Your task is to copy the listing exactly. Drop any pictures from the copy.

Given data
"""
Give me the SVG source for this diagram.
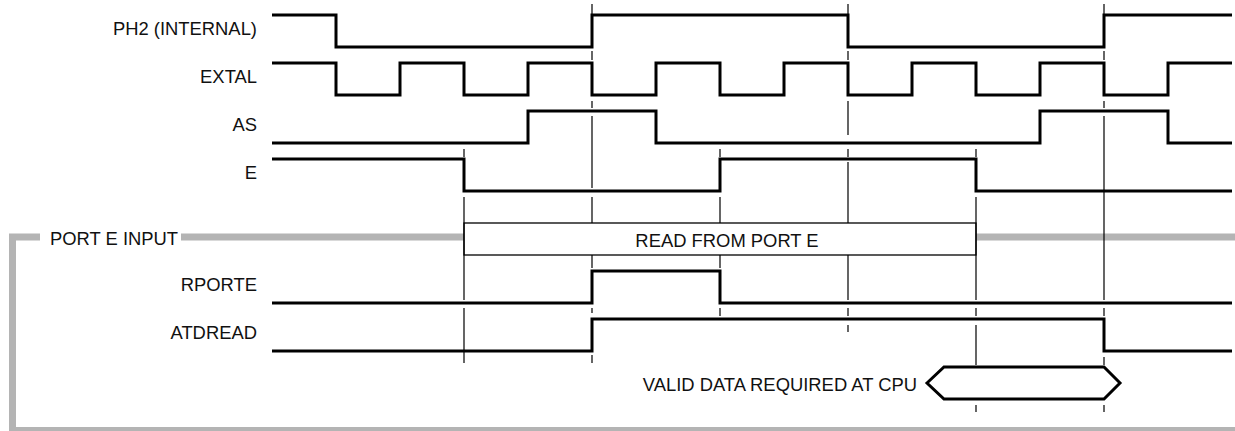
<svg xmlns="http://www.w3.org/2000/svg" width="1235" height="431" viewBox="0 0 1235 431">
<style>
text{font-family:"Liberation Sans",Arial,sans-serif;font-size:18.4px;fill:#111}
.lbl{text-anchor:end}
.sig{fill:none;stroke:#000;stroke-width:3;stroke-linejoin:miter}
.grid{fill:none;stroke:#000;stroke-width:1.2}
.frame{fill:none;stroke:#b4b4b4;stroke-width:7}
</style>
<rect width="1235" height="431" fill="#fff"/>
<g id="frame">
<path class="frame" d="M40 237H12.5V430.5H1235M181 237H1235"/>
<text x="50" y="245">PORT E INPUT</text>
</g>
<g id="ph2">
<text class="lbl" x="257" y="35">PH2 (INTERNAL)</text>
<path class="sig" d="M272 15H336V47H592V15H848V47H1104V15H1232"/>
</g>
<g id="extal">
<text class="lbl" x="257" y="83">EXTAL</text>
<path class="sig" d="M272 63H336V95H400V63H464V95H528V63H592V95H656V63H720V95H784V63H848V95H912V63H976V95H1040V63H1104V95H1168V63H1232"/>
</g>
<g id="as">
<text class="lbl" x="257" y="131">AS</text>
<path class="sig" d="M272 143H528V111H656V143H1040V111H1168V143H1232"/>
</g>
<g id="e">
<text class="lbl" x="257" y="179">E</text>
<path class="sig" d="M272 159H464V191H720V159H976V191H1232"/>
</g>
<g id="read-box">
<rect x="464" y="223" width="512" height="32" fill="#fff" stroke="#000" stroke-width="1.3"/>
<text x="727" y="247" text-anchor="middle">READ FROM PORT E</text>
</g>
<g id="rporte">
<text class="lbl" x="257" y="291">RPORTE</text>
<path class="sig" d="M272 303H592V271H720V303H1232"/>
</g>
<g id="atdread">
<text class="lbl" x="257" y="339">ATDREAD</text>
<path class="sig" d="M272 351H592V319H1104V351H1232"/>
</g>
<g id="valid-data">
<text x="917" y="391" text-anchor="end">VALID DATA REQUIRED AT CPU</text>
<path class="sig" d="M927 383L944 367H1104L1120 383L1104 399H944Z" fill="#fff"/>
</g>
<g id="connectors">
<path class="grid" d="M464 149V157M464 197V300M464 308V363"/>
<path class="grid" d="M592 4V14M592 51V60M592 101V108M592 116V188M592 197V223M592 255V268M592 308V313M592 355V363"/>
<path class="grid" d="M720 149V157M720 197V223M720 255V268M720 308V316"/>
<path class="grid" d="M848 4V14M848 51V60M848 101V135M848 149V157M848 162V223M848 255V300M848 308V316M848 325V332"/>
<path class="grid" d="M976 149V157M976 197V300M976 308V316M976 325V365M976 405V412"/>
<path class="grid" d="M1104 4V14M1104 51V60M1104 101V108M1104 116V300M1104 308V316M1104 357V365M1104 405V412"/>
</g>
</svg>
"""
Solved problem
Give me the SVG source for this diagram.
<svg xmlns="http://www.w3.org/2000/svg" width="1235" height="431" viewBox="0 0 1235 431">
<style>
text{font-family:"Liberation Sans",Arial,sans-serif;font-size:18.4px;fill:#111}
.lbl{text-anchor:end}
.sig{fill:none;stroke:#000;stroke-width:3;stroke-linejoin:miter}
.grid{fill:none;stroke:#000;stroke-width:1.2}
.frame{fill:none;stroke:#b4b4b4;stroke-width:7}
</style>
<rect width="1235" height="431" fill="#fff"/>
<g id="frame">
<path class="frame" d="M40 237H12.5V430.5H1235M181 237H1235"/>
<text x="50" y="245">PORT E INPUT</text>
</g>
<g id="ph2">
<text class="lbl" x="257" y="35">PH2 (INTERNAL)</text>
<path class="sig" d="M272 15H336V47H592V15H848V47H1104V15H1232"/>
</g>
<g id="extal">
<text class="lbl" x="257" y="83">EXTAL</text>
<path class="sig" d="M272 63H336V95H400V63H464V95H528V63H592V95H656V63H720V95H784V63H848V95H912V63H976V95H1040V63H1104V95H1168V63H1232"/>
</g>
<g id="as">
<text class="lbl" x="257" y="131">AS</text>
<path class="sig" d="M272 143H528V111H656V143H1040V111H1168V143H1232"/>
</g>
<g id="e">
<text class="lbl" x="257" y="179">E</text>
<path class="sig" d="M272 159H464V191H720V159H976V191H1232"/>
</g>
<g id="read-box">
<rect x="464" y="223" width="512" height="32" fill="#fff" stroke="#000" stroke-width="1.3"/>
<text x="727" y="247" text-anchor="middle">READ FROM PORT E</text>
</g>
<g id="rporte">
<text class="lbl" x="257" y="291">RPORTE</text>
<path class="sig" d="M272 303H592V271H720V303H1232"/>
</g>
<g id="atdread">
<text class="lbl" x="257" y="339">ATDREAD</text>
<path class="sig" d="M272 351H592V319H1104V351H1232"/>
</g>
<g id="valid-data">
<text x="917" y="391" text-anchor="end">VALID DATA REQUIRED AT CPU</text>
<path class="sig" d="M927 383L944 367H1104L1120 383L1104 399H944Z" fill="#fff"/>
</g>
<g id="connectors">
<path class="grid" d="M464 149V157M464 197V300M464 308V363"/>
<path class="grid" d="M592 4V14M592 51V60M592 101V108M592 116V188M592 197V223M592 255V268M592 308V313M592 355V363"/>
<path class="grid" d="M720 149V157M720 197V223M720 255V268M720 308V316"/>
<path class="grid" d="M848 4V14M848 51V60M848 101V135M848 149V157M848 162V223M848 255V300M848 308V316M848 325V332"/>
<path class="grid" d="M976 149V157M976 197V300M976 308V316M976 325V365M976 405V412"/>
<path class="grid" d="M1104 4V14M1104 51V60M1104 101V108M1104 116V300M1104 308V316M1104 357V365M1104 405V412"/>
</g>
</svg>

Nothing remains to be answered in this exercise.